Stock-World: Und wo wäre das?

Markus Heider: Es war schon vorab bekannt, dass die Industrieproduktion von Januar bis März um 0,4 Prozent gegenüber dem Vorquartal zugelegt hat und somit kein Schwachpunkt ist. Deshalb gehen wir davon aus, dass irgendwo im Bereich Dienstleistung die Erwartungen nicht erfüllt wurden, beispielsweise im öffentlichen Sektor. Außerdem sind die Importe stärker gestiegen als die Exporte, so dass der Außenhandel wohl einen negativen Wachstumsbeitrag geleistet hat. Mehr Klarheit werden die kompletten Zahlen bringen, die am 22. Mai veröffentlicht werden.

Stock-World: Welche Folgen hat das schwache Wirtschaftswachstum?

Markus Heider: Zunächst mal handelt es sich ja um einen Wert, der ausschließlich über die Vergangenheit Auskunft gibt. Insofern ließe sich das Thema schnell ad acta legen. Als direkte Folge werden die Wachstumsprognosen von Banken und Wirtschaftsinstituten für das Gesamtjahr nach unten korrigiert. Bundesfinanzminister Hans Eichel geht zwar weiterhin von 0,75 Prozent Zuwachs aus. Das erscheint jedoch sehr optimistisch. Der Konsens liegt aktuell bei 0,5 Prozent und könnte auf etwa 0,25 Prozent sinken. Möglicherweise wirkt sich die schlechte Nachricht noch indirekt aus, indem die Stimmung bei den Unternehmen weiter gedrückt wird.

Stock-World: Rechnen Sie mit einer Rezession?

Markus Heider: Im Grunde genommen steckt Deutschland schon fast in einer Rezession. Im vierten Quartal meldete das statistische Bundesamt 0,0 Prozent Wachstum, weiter hinter dem Komma zeigt sich, dass es sich um eine rote Null handelte. Wir sind bei der Deutschen Bank bislang davon ausgegangen, dass erst im laufenden zweiten Quartal der Tiefpunkt der Konjunktur erreicht wird, dachten dabei aber an 0,0 Prozent nach 0,2 Prozent im ersten Quartal. Es liegen bis dato keine aussagekräftigen Indikatoren für das zweite Quartal vor, ein Minus ist aber im Bereich des Möglichen und damit eine "richtige" Rezession.

Stock-World: Wann und wie kommt Deutschland aus der Misere heraus?

Markus Heider: Wir glauben an eine moderate Besserung der konjunkturellen Lage ab dem dritten Quartal.
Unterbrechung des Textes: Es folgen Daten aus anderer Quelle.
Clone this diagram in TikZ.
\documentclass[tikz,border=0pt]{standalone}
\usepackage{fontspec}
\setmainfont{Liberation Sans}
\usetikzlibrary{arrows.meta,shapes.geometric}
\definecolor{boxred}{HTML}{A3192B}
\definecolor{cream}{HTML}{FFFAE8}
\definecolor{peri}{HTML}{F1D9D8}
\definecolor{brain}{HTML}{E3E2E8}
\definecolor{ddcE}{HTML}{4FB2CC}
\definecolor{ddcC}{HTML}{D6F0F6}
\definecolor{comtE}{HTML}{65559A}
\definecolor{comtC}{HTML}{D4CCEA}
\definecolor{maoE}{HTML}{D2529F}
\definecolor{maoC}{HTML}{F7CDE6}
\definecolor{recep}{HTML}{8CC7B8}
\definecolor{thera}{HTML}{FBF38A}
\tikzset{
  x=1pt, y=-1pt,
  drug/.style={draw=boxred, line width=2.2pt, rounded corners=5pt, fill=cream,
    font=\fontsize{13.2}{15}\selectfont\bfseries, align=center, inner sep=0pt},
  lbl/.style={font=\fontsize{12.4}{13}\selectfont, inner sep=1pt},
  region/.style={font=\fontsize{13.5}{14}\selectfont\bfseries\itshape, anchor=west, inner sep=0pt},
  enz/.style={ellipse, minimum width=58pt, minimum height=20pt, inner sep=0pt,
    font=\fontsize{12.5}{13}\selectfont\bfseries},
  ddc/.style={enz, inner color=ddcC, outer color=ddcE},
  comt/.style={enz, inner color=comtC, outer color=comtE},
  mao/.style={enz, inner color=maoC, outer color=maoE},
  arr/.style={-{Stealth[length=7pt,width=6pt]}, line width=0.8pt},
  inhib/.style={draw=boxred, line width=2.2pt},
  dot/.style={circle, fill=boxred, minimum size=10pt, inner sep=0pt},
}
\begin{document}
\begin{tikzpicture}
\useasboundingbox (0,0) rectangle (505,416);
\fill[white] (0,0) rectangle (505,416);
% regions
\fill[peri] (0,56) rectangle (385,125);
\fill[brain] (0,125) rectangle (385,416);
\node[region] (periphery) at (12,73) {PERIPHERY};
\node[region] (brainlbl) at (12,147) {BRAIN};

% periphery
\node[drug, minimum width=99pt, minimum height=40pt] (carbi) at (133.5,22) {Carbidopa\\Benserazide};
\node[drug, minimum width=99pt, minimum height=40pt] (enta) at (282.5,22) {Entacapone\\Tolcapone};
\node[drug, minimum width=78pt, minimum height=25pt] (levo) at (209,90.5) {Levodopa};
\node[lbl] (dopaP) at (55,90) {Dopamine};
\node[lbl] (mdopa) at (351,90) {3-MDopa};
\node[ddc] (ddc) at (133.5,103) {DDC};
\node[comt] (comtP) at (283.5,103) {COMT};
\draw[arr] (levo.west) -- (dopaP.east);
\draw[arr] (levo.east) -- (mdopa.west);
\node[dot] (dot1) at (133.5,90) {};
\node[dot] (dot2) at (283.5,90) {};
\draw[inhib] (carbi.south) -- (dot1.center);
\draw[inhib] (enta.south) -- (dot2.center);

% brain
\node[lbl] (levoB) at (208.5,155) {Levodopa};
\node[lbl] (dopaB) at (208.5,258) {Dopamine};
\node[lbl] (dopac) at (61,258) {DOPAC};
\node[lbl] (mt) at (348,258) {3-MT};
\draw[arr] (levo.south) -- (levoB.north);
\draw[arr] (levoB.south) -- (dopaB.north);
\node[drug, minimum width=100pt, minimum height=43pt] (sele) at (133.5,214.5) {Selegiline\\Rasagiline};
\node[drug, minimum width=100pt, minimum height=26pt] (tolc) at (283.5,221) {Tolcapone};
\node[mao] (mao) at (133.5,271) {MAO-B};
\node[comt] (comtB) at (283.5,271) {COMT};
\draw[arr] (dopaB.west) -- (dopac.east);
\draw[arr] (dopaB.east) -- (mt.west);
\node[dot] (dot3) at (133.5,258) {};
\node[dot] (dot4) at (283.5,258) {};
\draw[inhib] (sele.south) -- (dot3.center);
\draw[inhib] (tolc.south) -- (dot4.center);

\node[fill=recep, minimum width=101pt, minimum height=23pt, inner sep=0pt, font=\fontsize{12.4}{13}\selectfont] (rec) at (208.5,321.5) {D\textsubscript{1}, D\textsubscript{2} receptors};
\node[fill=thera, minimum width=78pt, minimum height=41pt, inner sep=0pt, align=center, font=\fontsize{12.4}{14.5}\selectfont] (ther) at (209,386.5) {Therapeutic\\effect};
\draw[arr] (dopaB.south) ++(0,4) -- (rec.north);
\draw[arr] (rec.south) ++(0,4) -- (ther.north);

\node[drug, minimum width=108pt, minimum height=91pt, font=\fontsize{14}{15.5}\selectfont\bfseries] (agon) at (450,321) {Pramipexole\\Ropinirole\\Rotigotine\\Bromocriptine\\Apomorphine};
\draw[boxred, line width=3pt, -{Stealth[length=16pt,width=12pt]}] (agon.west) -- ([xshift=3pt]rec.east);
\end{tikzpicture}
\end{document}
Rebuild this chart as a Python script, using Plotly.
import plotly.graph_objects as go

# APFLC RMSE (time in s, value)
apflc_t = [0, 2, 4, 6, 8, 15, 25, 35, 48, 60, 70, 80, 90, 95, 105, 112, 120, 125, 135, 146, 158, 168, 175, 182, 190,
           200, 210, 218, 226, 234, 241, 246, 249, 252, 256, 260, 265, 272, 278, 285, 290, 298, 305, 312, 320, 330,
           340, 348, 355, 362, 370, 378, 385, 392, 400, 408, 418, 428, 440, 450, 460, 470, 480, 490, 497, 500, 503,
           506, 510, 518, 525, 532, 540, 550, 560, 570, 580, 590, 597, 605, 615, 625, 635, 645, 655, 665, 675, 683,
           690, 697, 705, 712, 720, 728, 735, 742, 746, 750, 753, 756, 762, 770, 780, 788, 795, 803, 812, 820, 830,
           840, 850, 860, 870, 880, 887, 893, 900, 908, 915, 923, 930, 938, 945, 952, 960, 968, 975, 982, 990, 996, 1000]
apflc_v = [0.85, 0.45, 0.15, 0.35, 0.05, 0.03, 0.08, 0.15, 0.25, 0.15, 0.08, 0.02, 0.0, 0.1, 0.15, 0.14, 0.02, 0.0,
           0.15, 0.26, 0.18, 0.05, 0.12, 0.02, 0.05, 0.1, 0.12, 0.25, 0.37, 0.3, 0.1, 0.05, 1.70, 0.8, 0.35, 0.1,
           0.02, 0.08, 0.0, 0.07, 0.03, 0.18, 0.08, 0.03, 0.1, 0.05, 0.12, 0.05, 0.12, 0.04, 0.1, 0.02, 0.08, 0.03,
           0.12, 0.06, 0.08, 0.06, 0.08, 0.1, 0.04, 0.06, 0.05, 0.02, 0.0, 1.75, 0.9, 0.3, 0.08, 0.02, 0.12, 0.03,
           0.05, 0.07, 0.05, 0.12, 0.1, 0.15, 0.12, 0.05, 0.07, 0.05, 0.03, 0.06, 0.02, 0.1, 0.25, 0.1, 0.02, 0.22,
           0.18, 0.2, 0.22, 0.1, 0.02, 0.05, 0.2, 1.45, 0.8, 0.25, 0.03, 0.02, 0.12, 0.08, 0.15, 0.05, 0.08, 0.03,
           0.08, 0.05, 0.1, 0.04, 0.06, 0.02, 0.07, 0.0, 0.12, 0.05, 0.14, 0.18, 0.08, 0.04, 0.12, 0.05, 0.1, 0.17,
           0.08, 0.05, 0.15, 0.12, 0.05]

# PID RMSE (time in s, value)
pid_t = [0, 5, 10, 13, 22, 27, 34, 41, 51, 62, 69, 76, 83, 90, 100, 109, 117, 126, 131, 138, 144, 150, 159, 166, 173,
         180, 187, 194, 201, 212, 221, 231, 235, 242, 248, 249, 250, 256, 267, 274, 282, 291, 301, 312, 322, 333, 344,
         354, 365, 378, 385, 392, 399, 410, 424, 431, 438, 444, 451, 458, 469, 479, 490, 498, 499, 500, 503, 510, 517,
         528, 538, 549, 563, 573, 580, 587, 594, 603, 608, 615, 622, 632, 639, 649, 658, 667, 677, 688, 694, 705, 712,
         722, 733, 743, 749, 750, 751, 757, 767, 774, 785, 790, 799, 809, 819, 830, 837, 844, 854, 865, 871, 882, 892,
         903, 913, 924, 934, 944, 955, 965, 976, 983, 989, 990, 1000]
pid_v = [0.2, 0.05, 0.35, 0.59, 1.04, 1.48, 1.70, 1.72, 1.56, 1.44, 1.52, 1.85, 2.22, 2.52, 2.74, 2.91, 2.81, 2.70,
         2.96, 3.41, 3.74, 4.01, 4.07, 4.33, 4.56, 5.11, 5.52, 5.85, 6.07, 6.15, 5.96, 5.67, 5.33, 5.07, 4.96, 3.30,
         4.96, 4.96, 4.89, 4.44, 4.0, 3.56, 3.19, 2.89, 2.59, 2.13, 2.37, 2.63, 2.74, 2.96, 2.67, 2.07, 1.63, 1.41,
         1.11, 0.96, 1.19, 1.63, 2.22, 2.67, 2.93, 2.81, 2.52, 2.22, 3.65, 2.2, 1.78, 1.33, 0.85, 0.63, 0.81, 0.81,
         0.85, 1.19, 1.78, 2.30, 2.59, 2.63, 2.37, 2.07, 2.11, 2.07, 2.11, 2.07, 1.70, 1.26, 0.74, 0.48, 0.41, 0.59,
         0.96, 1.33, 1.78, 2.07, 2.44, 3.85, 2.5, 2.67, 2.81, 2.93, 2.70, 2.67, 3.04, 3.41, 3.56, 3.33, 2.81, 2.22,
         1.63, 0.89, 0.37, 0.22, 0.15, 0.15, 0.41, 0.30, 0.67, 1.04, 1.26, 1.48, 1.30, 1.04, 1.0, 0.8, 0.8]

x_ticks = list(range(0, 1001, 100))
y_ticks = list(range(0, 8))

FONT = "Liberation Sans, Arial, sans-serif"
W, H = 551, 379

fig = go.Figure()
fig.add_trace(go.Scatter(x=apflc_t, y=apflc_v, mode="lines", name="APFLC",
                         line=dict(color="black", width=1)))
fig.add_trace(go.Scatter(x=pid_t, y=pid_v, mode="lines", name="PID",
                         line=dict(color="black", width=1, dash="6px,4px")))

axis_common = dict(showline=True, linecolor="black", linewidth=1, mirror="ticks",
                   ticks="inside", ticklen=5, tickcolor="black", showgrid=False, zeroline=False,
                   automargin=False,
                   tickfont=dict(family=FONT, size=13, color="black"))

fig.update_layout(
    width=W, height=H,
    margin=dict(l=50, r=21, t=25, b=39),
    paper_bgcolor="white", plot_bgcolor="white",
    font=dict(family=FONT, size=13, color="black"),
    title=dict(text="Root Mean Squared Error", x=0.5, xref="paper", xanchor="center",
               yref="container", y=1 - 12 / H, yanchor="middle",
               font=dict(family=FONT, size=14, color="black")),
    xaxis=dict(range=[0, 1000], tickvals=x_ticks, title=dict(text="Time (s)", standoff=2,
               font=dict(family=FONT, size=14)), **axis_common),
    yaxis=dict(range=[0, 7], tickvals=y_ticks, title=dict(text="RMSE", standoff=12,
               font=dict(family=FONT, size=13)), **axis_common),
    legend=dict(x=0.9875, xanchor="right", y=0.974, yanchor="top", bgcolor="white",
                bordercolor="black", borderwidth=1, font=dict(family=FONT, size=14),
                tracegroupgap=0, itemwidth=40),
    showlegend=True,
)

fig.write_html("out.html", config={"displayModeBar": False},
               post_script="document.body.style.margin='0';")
Ausgangspunkt sind die Vereinigten Staaten. Im Basisszenario der Deutschen Bank gehen wir davon aus, dass sich die US-Wirtschaft ab Q3 vor allem dank stimulierender geld- und fiskalpolitischer Maßnahmen erholen und dem Trendwachstum nähern wird.

Stock-World: Skeptiker sagen, dass die Maßnahmen der amerikanischen Regierung wenig Wirkung zeigen werden. Sie verweisen darauf, dass auch in der Flaute viel konsumiert wurde, das aber nicht viel geholfen hat.
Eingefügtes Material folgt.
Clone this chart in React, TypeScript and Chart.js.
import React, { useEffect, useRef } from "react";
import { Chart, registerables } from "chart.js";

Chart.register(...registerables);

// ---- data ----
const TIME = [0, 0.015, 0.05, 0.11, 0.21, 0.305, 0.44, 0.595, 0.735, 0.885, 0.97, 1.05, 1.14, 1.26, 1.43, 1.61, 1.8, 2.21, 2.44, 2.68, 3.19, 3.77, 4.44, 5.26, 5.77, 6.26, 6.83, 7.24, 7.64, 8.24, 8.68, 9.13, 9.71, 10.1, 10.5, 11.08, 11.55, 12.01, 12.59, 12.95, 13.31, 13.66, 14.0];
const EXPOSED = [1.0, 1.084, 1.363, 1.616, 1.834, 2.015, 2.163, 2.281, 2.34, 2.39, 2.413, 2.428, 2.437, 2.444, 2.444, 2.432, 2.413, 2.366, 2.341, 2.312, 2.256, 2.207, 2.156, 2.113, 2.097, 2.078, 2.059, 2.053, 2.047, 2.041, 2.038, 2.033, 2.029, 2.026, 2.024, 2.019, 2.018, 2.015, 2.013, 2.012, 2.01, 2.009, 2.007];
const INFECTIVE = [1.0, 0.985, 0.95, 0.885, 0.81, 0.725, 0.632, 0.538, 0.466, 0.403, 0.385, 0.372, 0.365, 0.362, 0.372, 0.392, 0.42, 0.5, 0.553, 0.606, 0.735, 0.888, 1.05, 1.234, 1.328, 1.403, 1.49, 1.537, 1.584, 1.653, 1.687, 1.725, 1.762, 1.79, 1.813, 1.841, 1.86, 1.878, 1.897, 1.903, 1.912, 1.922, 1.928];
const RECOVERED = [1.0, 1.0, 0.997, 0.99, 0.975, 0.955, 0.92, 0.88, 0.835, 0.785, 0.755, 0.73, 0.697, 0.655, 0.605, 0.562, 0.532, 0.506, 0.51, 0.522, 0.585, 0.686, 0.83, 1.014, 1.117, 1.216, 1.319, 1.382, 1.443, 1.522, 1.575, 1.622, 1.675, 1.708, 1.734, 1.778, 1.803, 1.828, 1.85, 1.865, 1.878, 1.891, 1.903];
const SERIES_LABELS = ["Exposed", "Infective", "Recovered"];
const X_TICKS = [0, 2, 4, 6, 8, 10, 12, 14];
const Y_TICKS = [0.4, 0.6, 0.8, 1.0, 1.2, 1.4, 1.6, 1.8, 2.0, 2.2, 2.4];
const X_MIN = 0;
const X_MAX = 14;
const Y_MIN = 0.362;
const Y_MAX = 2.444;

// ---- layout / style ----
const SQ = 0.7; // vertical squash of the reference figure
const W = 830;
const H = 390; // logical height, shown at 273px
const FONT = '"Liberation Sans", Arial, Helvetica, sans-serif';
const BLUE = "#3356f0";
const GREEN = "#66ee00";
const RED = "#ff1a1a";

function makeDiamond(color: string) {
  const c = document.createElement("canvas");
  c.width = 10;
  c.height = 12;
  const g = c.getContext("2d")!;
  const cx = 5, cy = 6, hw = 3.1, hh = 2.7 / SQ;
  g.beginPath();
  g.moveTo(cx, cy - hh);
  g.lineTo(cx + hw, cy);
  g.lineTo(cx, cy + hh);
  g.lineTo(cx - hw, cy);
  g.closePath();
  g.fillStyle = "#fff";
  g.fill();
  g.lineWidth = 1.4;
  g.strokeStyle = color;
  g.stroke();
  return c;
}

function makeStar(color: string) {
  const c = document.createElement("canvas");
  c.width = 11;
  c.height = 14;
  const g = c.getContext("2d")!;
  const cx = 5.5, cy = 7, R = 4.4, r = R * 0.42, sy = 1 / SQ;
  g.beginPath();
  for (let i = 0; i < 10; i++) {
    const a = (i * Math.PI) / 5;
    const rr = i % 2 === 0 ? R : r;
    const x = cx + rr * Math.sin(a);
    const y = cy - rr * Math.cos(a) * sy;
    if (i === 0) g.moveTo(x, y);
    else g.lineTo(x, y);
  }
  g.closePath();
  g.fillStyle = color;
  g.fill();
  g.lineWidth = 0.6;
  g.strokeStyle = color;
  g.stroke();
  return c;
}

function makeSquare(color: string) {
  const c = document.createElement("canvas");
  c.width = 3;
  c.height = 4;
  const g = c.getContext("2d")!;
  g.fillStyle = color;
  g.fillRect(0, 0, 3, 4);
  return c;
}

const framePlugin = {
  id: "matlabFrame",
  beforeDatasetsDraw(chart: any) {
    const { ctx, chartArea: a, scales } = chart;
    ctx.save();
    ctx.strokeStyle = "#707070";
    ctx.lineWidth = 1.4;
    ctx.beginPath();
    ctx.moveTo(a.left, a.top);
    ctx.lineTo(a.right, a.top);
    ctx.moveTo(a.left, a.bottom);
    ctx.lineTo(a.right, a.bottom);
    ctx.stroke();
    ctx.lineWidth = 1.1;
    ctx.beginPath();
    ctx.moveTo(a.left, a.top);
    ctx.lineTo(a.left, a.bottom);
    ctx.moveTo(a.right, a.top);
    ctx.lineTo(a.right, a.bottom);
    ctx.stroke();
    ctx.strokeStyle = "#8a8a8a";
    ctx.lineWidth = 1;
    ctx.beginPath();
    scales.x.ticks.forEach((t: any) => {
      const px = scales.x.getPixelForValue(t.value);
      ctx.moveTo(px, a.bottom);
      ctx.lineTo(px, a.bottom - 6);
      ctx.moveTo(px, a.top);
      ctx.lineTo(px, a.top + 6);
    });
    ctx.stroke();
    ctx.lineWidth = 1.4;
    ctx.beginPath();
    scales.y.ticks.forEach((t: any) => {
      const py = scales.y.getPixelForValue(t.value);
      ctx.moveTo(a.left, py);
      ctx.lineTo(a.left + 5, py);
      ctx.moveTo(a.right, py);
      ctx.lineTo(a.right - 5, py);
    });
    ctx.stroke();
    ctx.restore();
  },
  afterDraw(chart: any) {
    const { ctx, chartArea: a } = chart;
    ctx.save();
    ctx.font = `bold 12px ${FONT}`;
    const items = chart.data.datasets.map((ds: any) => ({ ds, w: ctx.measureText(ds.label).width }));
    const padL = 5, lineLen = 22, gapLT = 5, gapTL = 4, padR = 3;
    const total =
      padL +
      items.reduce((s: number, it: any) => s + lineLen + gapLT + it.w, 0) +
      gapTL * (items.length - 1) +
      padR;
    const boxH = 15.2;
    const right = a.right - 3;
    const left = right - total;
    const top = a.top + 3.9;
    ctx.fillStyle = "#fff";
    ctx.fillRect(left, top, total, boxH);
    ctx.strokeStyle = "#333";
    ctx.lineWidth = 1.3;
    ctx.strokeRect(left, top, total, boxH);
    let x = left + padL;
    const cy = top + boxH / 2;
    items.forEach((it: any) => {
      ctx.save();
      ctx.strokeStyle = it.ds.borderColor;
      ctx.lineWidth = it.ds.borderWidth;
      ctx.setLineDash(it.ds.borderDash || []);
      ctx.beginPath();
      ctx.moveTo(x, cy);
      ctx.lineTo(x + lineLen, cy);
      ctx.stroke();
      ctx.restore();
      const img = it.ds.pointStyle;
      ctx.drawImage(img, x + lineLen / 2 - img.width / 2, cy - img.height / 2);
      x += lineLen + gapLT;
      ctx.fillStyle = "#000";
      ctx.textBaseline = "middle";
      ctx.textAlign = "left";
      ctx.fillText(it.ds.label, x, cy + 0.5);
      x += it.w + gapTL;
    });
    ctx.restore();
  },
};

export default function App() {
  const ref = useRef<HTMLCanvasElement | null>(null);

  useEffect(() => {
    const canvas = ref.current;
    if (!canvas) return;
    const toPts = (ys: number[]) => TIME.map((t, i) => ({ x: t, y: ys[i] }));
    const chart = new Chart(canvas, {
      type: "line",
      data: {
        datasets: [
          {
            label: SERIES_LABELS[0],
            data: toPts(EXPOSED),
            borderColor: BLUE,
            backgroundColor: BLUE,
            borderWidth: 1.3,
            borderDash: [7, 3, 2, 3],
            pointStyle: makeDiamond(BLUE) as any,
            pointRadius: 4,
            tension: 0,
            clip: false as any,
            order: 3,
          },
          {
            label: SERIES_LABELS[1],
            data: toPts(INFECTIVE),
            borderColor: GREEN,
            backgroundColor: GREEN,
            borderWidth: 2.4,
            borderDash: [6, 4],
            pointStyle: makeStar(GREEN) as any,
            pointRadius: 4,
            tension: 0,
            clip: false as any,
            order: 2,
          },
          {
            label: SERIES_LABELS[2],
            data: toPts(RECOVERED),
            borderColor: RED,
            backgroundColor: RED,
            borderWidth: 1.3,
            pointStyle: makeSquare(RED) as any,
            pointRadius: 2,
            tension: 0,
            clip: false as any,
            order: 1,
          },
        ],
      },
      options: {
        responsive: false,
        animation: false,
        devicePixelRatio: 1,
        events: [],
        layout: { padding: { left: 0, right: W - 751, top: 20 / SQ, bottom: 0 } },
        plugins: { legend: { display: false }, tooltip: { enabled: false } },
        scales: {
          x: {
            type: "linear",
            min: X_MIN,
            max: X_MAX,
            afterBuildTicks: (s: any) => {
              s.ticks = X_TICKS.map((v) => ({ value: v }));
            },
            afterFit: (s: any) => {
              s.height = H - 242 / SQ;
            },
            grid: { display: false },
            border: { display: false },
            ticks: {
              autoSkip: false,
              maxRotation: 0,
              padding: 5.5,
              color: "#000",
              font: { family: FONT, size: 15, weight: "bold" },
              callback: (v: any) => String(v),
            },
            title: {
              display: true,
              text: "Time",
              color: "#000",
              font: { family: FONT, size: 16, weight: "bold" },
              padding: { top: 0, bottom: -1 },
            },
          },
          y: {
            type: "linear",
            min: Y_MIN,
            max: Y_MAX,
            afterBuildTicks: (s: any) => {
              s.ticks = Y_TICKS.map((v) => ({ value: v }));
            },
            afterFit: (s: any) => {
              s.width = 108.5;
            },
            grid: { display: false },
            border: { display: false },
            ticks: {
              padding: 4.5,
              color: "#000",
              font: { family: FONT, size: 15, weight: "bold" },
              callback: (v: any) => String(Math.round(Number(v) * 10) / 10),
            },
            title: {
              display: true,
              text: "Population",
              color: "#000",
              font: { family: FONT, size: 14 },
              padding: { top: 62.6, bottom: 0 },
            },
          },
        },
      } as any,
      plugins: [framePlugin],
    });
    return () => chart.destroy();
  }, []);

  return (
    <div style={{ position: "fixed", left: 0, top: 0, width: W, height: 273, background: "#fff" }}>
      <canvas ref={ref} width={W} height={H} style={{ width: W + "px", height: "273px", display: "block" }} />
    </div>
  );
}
Markus Heider: Wir sehen nicht den Konsum, sondern die Investitionen der Unternehmen als treibende Kraft. Das Konsumniveau ist schon hoch, die aktuellen Daten zum Verbrauchervertrauen deuten dennoch an, dass es noch Spielraum nach oben gibt. Wenn die Nachfrage aber leicht steigt, müssen sich die Unternehmen darauf einstellen und investieren, um genügend anbieten zu können. Als Unternehmen können Sie dann nicht einfach zusehen was passiert. Das Exportwachstum schließlich dürfte durch die derzeitige Dollar-Schwäche stimuliert werden.

Stock-World: Auf Kosten der europäischen Wirtschaft?

Markus Heider: Die Gefahren des starken Euros für die Exportwirtschaft werden dramatisiert. Der Kurs steht nach wie vor unter dem Startkurs von 1999. Mitte der 90er Jahre mussten die deutschen Konzerne mit einem viel weicheren Dollar zu Rande kommen. Von größerer Bedeutung für die hiesigen Unternehmen ist das Klima in der Weltwirtschaft. Bessert sich das, profitieren auch die Europäer.